A combination of the expenses scandal in Westminster and the European parliamentary elections is producing a strange outcome in the newspapers. On the one hand, we are told that the European elections don’t matter much, that the turnout on 4 June will be low and deservedly so. On the other hand, we are told that MPs have been abusing expenses because they don’t have anything else to do, now that all their power has gone to the European Union.
(Read Will Hutton and Andrew Rawnsley today and see what I mean.)
The first argument has some merit. Some of the most important issues that politics deals with – the balance between public and private spending in the economy, criminal justice, education – are dealt with at national level and not by the EU. If those are the only things you care about, then there is no reason to vote.
But if you are interested in the way we work and earn a living, then the European Parliament is for you. It deals with the impact on the environment that our daily lives have, it decides on our rights as consumers and employees, it discusses our trade and agriculture policies and they way they affect the rest of the world. Everyone can have a say on these issues, if only they want to. It is as simple as going to vote on 4 June.

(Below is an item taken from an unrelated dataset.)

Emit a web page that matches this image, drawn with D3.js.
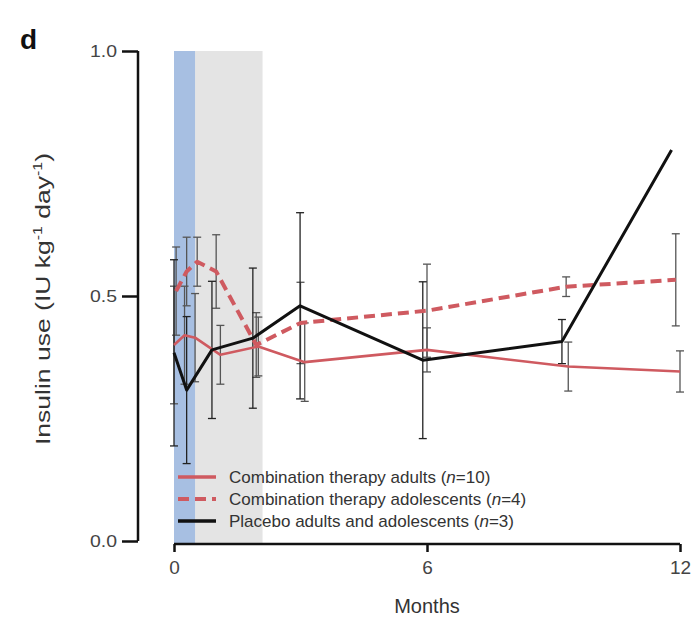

The second argument is simply wrong. Even if the main decisions about the regulation of economic and commercial life are now European decisions rather than national decisions, national MPs are not cut out of the picture. Those European decisions also have to be taken by national government ministers, who could be held to account in national parliaments if national MPs were so inclined. And after the directives have been agreed in Brussels, they then have to be implemented in national law, and there is often great scope for influencing the way that this is done. Plenty for national MPs to do.
(The Lisbon treaty will hand even greater powers and opportunity to national MPs for influencing EU legislation. Funny that the people who complain the most about the supposed loss of powers by national parliaments are the same ones opposing a treaty that would increase those powers.)
The truth is that looking at the balance of power in the EU between national parliaments and the European Parliament does not get you very far. One also has to think about the power of national governments, exercised both in the national capitals and also behind the scenes in committees in Brussels. It should be the joint project of parliaments of all types to hold those national governments to account.